E poi ancora: 19 opere di Pierre Bonnard, di proprietà della famiglia Wildenstein, e un ritratto della seconda moglie di Picasso, spedita a Ginevra, secondo i documenti, insieme ad altre 78 opere nel 2012.

Sul confine dell'illegalità

Non è di certo un fenomeno che nasce improvvisamente: i cosiddetti porti franchi vengono usati a partire dal diciannovesimo secolo per lo stoccaggio temporaneo di merci come il grano, il tè e i prodotti industriali più vari. Ma solo negli ultimi decenni, questi luoghi sono divenuti delle vere e proprie casseforti per i super-ricchi: molte agevolazioni, ma anche molti aspetti controversi.

Se, infatti, si cerca su Google “Geneva Freeport”, escono una serie innumerevoli di articoli legati alla cronaca e ai furti d'arte: per il modo in cui sono pensati e gestiti, questi luoghi si prestano sempre di più ad ospitare anche affari illegali, ad essere il punto di ritrovo di oggetti rubati provenienti dal mercato nero dell'arte. L'ultimo caso, di qualche settimana fa, relativo ai beni archeologici saccheggiati dai siti di Palmira, della Libia e dello Yemen. Molti dei manufatti ritenuti perduti sono stati rinvenuti fra 2012 e 2014 nei depositi svizzeri: ma ad oggi, nessuna condanna penale è stata emessa.

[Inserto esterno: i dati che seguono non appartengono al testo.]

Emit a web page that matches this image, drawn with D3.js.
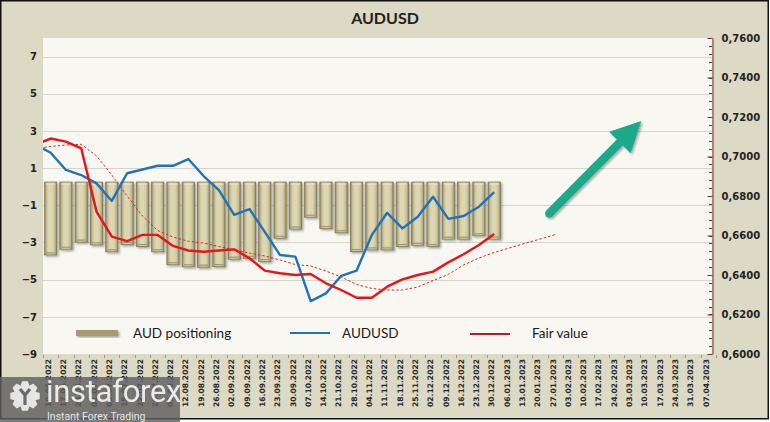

Un nuovo approccio all'arte?

Quello di Ginevra non è l'unico “porto franco” del mondo: come questo, ne esistono a Singapore, Monaco, e negli Stati Uniti. Esiste un dibattito molto acceso riguardo la proliferazione di questi luoghi, o come direbbe Marc Augé, non luoghi d'arte: alcuni rintracciano nelle enormi sale piene di opere inaccessibili la fenomenologia di un cambiamento nel modo d'intendere e percepire l'arte: i collezionisti preferiscono tenere al sicuro i loro investimenti, piuttosto che esporli al pubblico. Una controversia immensa: luoghi sicuri, in cui di certo i problemi relativi alla tutela e alla conservazione sono minimi, ma completamente inaccessibili al grande pubblico. Che sia questo, il futuro dell'arte?